E, a proposito di coffe shop, le stesse code che in Italia si sono viste per accaparrarsi generi alimentari e di prima necessità, in Olanda le hanno fatte per la cannabis. Centinaia di persone si sono messe in coda per fare scorte visto che il governo olandese ha deciso che restino chiusi da ieri fino al 6 aprile così come scuole, asili, palestre bar e ristoranti.

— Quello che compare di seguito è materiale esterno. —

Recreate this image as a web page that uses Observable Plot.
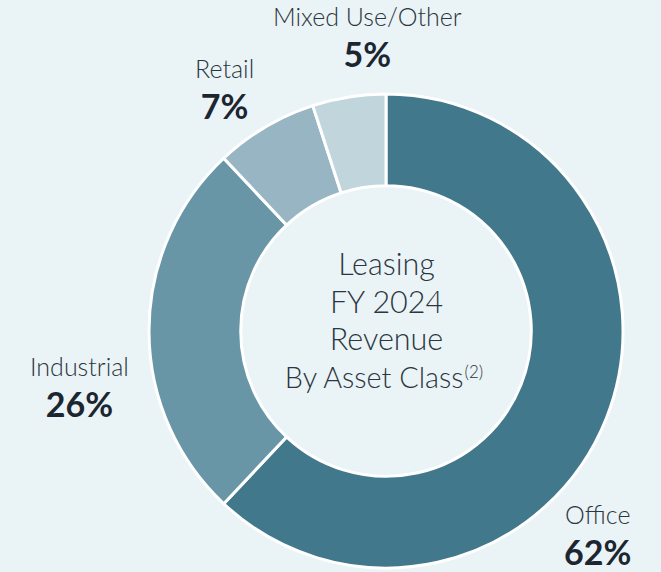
<!DOCTYPE html>
<html>
<head>
<meta charset="utf-8">
<script src="https://cdn.jsdelivr.net/npm/d3@7"></script>
<script src="https://cdn.jsdelivr.net/npm/@observablehq/plot@0.6"></script>
<style>
  html, body { margin: 0; padding: 0; background: #eaf3f6; }
  #chart svg { display: block; background: #eaf3f6; }
</style>
</head>
<body>
<div id="chart"></div>
<script>
// ---- data ----
const categories = ["Office", "Industrial", "Retail", "Mixed Use/Other"];
const shares = [62, 26, 7, 5];
const pctLabels = ["62%", "26%", "7%", "5%"];
const centerLines = ["Leasing", "FY 2024", "Revenue", "By Asset Class"];
const footnote = "(2)";

// ---- styling / layout (kept separate from data) ----
const sliceColors = ["#41788c", "#6896a6", "#97b5c2", "#c1d5dc"];
const labelAngleDeg = [132.3, -98.2, -32.6, -3.6];   // label anchor angle (clockwise from 12 o'clock)
const labelRadius = [1.205, 1.309, 1.268, 1.29];      // in units of outer radius
const W = 661, H = 572, R = 237, CX = 386, CY = 331, INNER = 0.613;
const FONT = "Lato, 'Noto Sans', sans-serif";

const rows = categories.map((c, i) => ({category: c, share: shares[i], pct: pctLabels[i],
  x: labelRadius[i] * Math.sin(labelAngleDeg[i] * Math.PI / 180),
  y: labelRadius[i] * Math.cos(labelAngleDeg[i] * Math.PI / 180)}));
const lineRows = centerLines.map((t, i) => ({text: t, x: 0, y: -(i - 1.5) * 37.5 / R}));

const color = Plot.scale({color: {type: "ordinal", domain: categories, range: sliceColors}});

function donut(...args) {
  const scales = args.find(a => a && typeof a.x === "function" && typeof a.y === "function");
  const cx = scales.x(0), cy = scales.y(0), r = scales.x(1) - scales.x(0);
  const arcs = d3.pie().sort(null).value(d => d.share)(rows);
  const arc = d3.arc().innerRadius(r * INNER).outerRadius(r);
  const g = d3.create("svg:g").attr("transform", `translate(${cx},${cy})`);
  g.selectAll("path").data(arcs).join("path")
    .attr("d", arc)
    .attr("fill", d => color.apply(d.data.category))
    .attr("stroke", "white")
    .attr("stroke-width", 3)
    .attr("stroke-linejoin", "round");
  return g.node();
}

const chart = Plot.plot({
  width: W, height: H,
  margin: 0,
  x: {domain: [-CX / R, (W - CX) / R], axis: null},
  y: {domain: [-(H - CY) / R, CY / R], axis: null},
  style: {background: "#eaf3f6", fontFamily: FONT},
  marks: [
    donut,
    Plot.text(rows, {x: "x", y: "y", text: "category", lineAnchor: "bottom",
      fontSize: 25, fontWeight: 300, fill: "#2b3640"}),
    Plot.text(rows, {x: "x", y: "y", text: "pct", lineAnchor: "bottom", dy: 41,
      fontSize: 34, fontWeight: 700, fill: "#1c2630"}),
    Plot.text(lineRows.slice(0, 3), {x: "x", y: "y", text: "text", lineAnchor: "bottom",
      fontSize: 30.5, fontWeight: 300, fill: "#2b3640"}),
    Plot.text(lineRows.slice(3), {x: "x", y: "y", text: "text", lineAnchor: "bottom", textAnchor: "end", dx: 77,
      fontSize: 28.8, fontWeight: 300, fill: "#2b3640"}),
    Plot.text(lineRows.slice(3), {x: "x", y: "y", text: () => footnote, lineAnchor: "bottom", textAnchor: "start", dx: 78, dy: -10,
      fontSize: 17, fontWeight: 300, fill: "#2b3640"})
  ]
});
document.getElementById("chart").append(chart);
</script>
</body>
</html>
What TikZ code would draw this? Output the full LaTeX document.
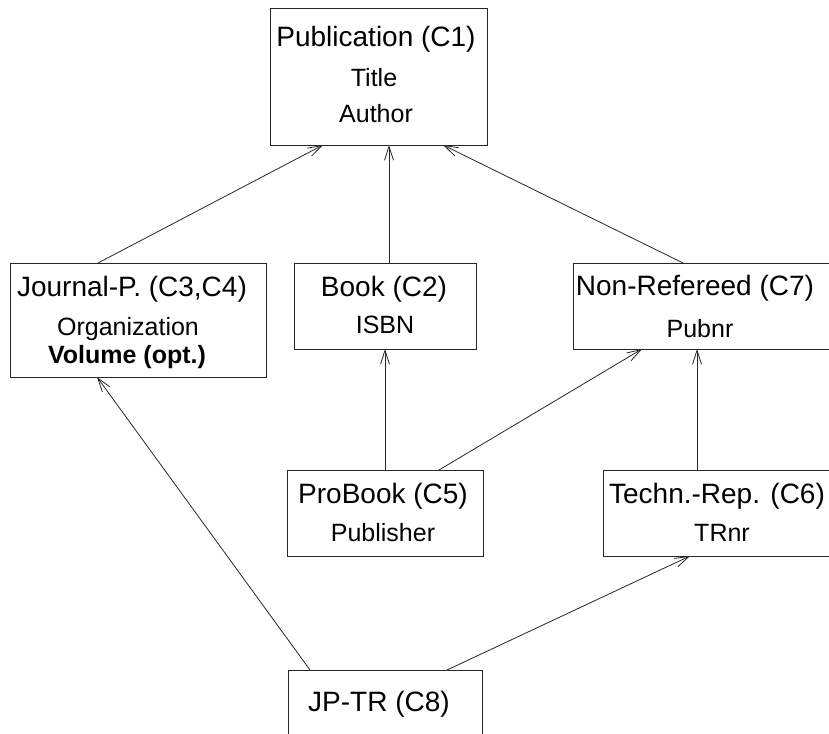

Mentre una connessione da tenere presente in questi tempi difficili, è quella del nostro Sistema Endocannabinoide con quello Immunitario. Il Sistema Endocannabinoide è costituito da recettori sparsi in tutto il corpo umano che permettono alla cannabis di interagire e da alcune sostanze, simili ai cannabinoidi, che il nostro corpo produce naturalmente. La scienza negli ultimi anni lo sta studiando sempre più a fondo perché presiede a molte funzioni vitali per il nostro organismo, tanto da essere considerato come un super-computer che ne presiede il corretto funzionamento. “Oggi più che mai è importante ricordarsi della stretta interconnessione del Sistema Immunitario con quello Endocannabinoide”, ricorda la neuroscienziata e ricercatrice Viola Brugnatelli su Cannabiscienza sottolineando che: “Dagli studi su ratti tenuti in isolamento sociale si è evinto che produciamo meno recettori cannabinoidi durante questi periodi e ci sono tanti metodi naturali che possiamo utilizzare per aumentare il tono endocannabinoide”. Tra i metodi segnalati dalla dottoressa vale la pena ricordare l’assunzione di probiotici, l’esercizio fisico, la diminuzione dell’impatto dello stress o l’assunzione di alcuni cibi e bevande come curcuma e semi di canapa.